### EXERCISE DIRECTIONS
Transcribe only the part of the material below that begins at the line containing "Reproduce this diagram with TikZ." and ends at the line containing "(1236.5,5.5) -- (1236.5,689);", with both kept and images left out.

### AVAILABLE DATA
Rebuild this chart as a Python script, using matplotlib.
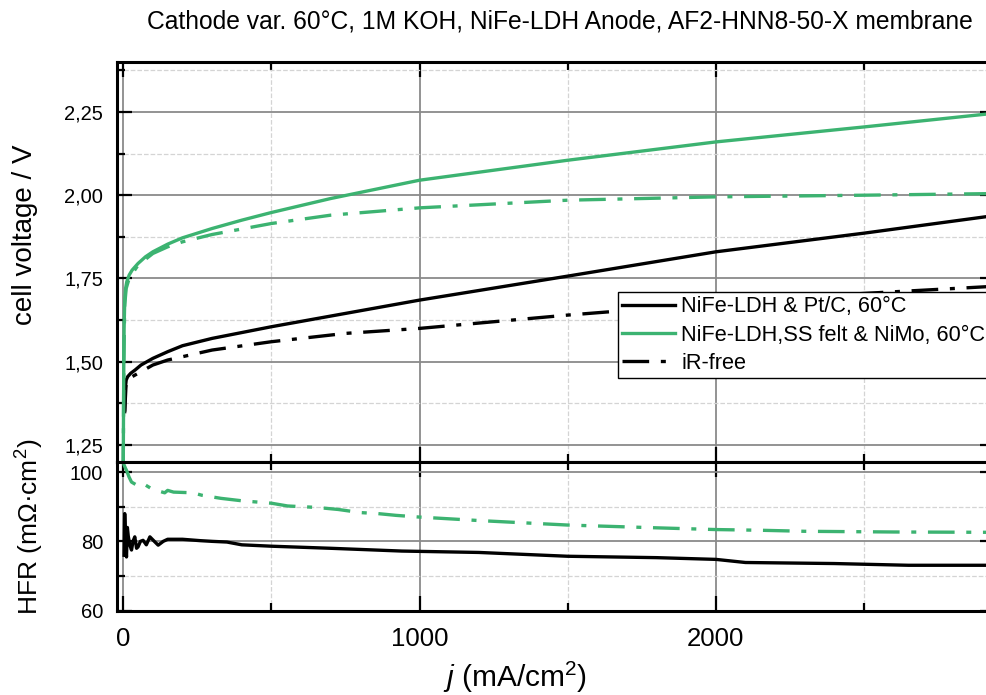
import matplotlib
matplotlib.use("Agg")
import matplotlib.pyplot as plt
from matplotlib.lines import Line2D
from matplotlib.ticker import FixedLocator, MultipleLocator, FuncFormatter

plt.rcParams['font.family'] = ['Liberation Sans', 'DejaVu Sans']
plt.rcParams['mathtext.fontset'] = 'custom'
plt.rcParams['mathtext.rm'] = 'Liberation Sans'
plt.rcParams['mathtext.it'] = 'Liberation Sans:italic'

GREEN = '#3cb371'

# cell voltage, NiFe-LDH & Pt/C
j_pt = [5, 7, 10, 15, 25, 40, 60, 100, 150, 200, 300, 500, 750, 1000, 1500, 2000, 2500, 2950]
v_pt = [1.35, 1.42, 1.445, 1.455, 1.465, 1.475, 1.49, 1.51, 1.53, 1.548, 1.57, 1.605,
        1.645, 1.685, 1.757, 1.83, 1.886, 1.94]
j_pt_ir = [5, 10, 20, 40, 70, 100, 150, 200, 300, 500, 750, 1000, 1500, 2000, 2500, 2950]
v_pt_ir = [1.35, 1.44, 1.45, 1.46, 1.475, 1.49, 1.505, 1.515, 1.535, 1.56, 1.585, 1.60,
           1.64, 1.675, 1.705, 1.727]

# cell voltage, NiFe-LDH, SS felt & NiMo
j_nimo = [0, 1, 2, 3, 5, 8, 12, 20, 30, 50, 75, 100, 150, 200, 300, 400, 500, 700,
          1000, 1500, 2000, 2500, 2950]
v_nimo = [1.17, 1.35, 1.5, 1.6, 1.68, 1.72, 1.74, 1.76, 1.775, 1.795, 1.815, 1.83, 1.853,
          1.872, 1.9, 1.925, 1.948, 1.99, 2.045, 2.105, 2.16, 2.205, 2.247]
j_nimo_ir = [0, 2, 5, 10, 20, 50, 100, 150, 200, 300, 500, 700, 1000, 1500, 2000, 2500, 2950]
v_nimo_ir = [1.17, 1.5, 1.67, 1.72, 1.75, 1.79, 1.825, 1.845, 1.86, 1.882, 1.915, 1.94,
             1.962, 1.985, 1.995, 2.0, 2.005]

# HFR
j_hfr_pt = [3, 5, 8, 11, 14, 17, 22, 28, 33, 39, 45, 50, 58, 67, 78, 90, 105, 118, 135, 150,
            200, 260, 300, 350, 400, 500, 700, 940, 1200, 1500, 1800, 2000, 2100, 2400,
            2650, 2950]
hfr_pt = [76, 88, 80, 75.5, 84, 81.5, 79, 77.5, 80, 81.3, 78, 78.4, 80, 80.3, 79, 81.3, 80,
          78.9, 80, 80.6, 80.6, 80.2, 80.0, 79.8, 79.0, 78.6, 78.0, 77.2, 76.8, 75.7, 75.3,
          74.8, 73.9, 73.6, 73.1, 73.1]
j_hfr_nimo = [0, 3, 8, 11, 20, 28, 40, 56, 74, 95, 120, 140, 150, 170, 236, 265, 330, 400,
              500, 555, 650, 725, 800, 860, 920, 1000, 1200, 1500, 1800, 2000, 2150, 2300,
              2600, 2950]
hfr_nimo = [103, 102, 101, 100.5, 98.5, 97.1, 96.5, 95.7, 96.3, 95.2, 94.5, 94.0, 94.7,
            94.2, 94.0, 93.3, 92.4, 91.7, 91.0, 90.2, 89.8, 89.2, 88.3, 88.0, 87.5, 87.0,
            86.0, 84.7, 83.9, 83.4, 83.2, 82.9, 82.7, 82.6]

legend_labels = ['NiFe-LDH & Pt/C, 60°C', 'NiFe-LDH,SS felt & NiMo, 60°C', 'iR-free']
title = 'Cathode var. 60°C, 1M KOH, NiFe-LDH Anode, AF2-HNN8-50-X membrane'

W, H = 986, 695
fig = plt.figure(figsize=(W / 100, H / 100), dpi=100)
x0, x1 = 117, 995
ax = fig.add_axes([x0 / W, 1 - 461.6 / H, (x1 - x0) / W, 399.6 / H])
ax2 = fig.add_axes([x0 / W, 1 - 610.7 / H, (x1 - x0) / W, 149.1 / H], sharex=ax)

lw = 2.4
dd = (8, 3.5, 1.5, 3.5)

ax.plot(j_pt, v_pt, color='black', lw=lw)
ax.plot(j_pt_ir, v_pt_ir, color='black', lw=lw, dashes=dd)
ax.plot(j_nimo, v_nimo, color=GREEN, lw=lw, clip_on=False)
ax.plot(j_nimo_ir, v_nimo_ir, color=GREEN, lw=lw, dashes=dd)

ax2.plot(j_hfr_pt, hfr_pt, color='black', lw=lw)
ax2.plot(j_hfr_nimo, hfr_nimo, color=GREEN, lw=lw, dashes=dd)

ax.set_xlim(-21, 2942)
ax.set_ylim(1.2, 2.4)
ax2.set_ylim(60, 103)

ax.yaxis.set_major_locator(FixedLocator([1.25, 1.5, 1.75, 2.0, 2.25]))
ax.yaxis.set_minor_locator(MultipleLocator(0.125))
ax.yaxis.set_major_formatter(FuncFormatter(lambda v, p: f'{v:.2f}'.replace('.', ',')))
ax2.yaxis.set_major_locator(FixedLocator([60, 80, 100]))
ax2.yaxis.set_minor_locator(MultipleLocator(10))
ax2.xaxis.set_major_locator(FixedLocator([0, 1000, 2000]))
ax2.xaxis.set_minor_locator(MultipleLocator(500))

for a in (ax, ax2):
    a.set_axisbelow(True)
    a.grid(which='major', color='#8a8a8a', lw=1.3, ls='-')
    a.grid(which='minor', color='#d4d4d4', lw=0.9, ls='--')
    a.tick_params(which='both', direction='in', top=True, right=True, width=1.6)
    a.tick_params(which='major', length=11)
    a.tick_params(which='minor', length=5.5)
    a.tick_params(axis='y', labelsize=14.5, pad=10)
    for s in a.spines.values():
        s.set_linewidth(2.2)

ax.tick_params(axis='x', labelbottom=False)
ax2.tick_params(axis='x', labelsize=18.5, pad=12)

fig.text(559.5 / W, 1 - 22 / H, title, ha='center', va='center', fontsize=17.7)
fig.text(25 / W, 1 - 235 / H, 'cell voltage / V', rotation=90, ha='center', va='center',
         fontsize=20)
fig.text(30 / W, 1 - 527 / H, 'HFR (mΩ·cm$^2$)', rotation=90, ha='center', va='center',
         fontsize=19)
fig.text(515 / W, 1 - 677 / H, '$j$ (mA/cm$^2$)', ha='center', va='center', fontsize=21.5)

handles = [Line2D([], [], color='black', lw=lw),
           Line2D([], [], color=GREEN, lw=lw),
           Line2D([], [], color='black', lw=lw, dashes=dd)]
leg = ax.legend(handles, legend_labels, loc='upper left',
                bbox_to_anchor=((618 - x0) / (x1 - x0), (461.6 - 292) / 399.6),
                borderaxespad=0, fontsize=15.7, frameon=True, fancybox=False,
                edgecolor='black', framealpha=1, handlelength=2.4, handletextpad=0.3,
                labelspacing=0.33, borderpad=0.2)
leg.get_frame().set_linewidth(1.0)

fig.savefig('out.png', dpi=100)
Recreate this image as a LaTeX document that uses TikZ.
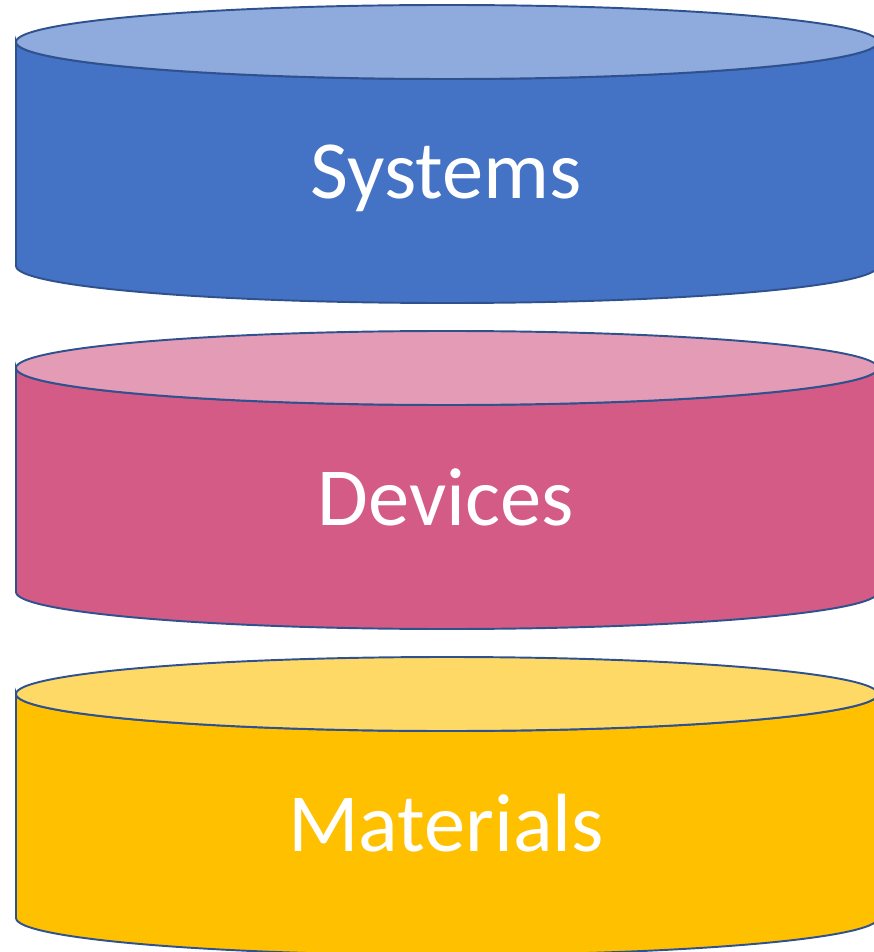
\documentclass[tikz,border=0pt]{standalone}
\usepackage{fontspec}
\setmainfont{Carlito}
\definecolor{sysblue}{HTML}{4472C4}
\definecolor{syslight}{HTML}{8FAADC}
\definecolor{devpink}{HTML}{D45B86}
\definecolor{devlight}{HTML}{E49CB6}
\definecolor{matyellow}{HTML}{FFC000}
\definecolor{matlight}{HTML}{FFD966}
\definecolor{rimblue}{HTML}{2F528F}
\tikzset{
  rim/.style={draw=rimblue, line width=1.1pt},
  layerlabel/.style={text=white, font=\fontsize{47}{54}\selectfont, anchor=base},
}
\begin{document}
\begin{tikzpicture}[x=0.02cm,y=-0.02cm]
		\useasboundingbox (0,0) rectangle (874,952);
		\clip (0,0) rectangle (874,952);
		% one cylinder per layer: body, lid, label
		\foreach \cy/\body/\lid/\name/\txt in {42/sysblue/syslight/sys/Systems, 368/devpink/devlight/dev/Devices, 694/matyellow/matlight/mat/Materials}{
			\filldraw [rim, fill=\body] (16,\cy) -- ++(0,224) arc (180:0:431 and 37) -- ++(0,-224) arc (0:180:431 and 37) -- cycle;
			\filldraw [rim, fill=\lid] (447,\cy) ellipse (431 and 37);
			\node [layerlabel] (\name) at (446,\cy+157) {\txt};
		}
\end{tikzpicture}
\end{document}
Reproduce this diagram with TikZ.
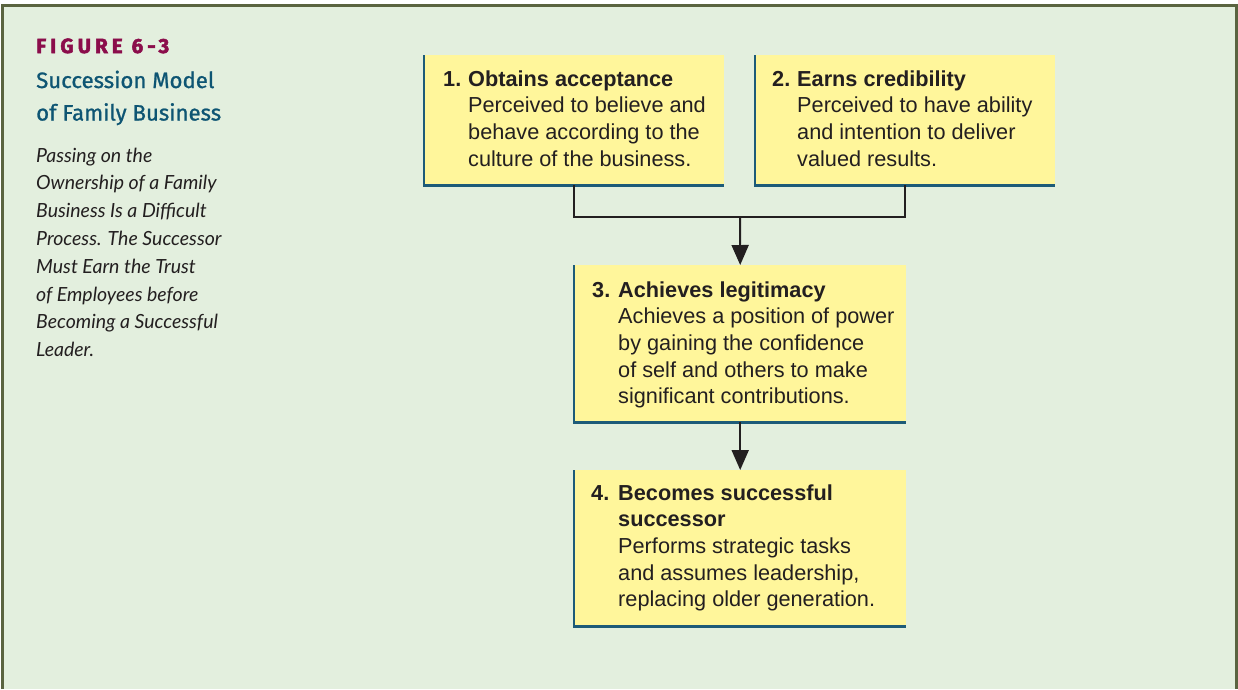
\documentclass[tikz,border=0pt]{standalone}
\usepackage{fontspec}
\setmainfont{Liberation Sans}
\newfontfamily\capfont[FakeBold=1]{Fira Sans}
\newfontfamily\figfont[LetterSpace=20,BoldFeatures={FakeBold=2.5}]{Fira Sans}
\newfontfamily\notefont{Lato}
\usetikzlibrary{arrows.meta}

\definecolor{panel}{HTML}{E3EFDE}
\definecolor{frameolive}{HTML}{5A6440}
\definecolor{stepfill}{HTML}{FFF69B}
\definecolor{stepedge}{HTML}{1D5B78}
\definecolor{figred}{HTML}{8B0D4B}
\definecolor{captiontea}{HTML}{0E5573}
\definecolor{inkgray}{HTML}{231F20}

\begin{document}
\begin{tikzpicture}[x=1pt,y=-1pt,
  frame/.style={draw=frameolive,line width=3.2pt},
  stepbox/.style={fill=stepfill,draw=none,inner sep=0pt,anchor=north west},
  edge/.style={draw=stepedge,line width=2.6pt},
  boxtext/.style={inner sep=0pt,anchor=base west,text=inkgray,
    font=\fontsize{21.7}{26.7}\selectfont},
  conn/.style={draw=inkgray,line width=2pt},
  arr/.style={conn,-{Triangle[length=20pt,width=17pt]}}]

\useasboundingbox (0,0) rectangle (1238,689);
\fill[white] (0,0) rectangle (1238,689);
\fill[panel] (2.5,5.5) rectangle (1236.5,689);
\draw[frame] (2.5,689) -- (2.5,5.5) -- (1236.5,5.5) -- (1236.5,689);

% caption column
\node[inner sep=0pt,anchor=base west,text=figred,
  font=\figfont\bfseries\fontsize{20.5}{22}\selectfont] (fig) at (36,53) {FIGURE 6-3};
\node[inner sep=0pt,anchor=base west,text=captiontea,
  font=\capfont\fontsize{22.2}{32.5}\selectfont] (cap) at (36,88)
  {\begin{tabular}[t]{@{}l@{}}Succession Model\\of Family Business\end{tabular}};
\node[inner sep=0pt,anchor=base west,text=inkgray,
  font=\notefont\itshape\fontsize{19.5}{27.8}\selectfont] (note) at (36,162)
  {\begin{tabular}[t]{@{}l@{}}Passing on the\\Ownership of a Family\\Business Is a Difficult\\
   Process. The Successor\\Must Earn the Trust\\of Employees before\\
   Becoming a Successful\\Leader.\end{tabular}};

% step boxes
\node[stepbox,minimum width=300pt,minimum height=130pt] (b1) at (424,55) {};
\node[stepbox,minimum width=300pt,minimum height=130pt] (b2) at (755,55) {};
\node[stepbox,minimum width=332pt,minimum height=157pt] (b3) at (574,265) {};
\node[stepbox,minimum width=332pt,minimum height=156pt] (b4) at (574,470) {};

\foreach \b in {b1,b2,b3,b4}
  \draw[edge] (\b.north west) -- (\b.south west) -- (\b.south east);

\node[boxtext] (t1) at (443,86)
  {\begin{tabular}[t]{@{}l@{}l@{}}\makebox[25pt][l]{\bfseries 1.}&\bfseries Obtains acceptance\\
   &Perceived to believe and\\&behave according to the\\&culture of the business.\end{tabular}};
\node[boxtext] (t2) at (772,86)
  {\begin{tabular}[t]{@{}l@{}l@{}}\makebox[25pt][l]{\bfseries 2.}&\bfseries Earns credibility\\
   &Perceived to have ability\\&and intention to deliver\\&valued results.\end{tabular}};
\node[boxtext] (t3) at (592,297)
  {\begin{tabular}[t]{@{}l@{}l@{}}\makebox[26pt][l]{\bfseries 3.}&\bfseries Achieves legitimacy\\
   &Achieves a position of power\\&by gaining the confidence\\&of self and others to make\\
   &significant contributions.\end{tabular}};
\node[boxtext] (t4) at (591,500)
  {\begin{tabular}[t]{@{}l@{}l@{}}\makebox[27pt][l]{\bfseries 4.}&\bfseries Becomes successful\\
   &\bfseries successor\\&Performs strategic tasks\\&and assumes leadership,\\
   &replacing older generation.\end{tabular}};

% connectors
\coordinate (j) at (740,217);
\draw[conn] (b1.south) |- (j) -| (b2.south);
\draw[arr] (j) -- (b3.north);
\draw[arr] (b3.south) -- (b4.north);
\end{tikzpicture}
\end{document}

### EXERCISE RESPONSE
Reproduce this diagram with TikZ.
\documentclass[tikz,border=0pt]{standalone}
\usepackage{fontspec}
\setmainfont{Liberation Sans}
\newfontfamily\capfont[FakeBold=1]{Fira Sans}
\newfontfamily\figfont[LetterSpace=20,BoldFeatures={FakeBold=2.5}]{Fira Sans}
\newfontfamily\notefont{Lato}
\usetikzlibrary{arrows.meta}

\definecolor{panel}{HTML}{E3EFDE}
\definecolor{frameolive}{HTML}{5A6440}
\definecolor{stepfill}{HTML}{FFF69B}
\definecolor{stepedge}{HTML}{1D5B78}
\definecolor{figred}{HTML}{8B0D4B}
\definecolor{captiontea}{HTML}{0E5573}
\definecolor{inkgray}{HTML}{231F20}

\begin{document}
\begin{tikzpicture}[x=1pt,y=-1pt,
  frame/.style={draw=frameolive,line width=3.2pt},
  stepbox/.style={fill=stepfill,draw=none,inner sep=0pt,anchor=north west},
  edge/.style={draw=stepedge,line width=2.6pt},
  boxtext/.style={inner sep=0pt,anchor=base west,text=inkgray,
    font=\fontsize{21.7}{26.7}\selectfont},
  conn/.style={draw=inkgray,line width=2pt},
  arr/.style={conn,-{Triangle[length=20pt,width=17pt]}}]

\useasboundingbox (0,0) rectangle (1238,689);
\fill[white] (0,0) rectangle (1238,689);
\fill[panel] (2.5,5.5) rectangle (1236.5,689);
\draw[frame] (2.5,689) -- (2.5,5.5) -- (1236.5,5.5) -- (1236.5,689);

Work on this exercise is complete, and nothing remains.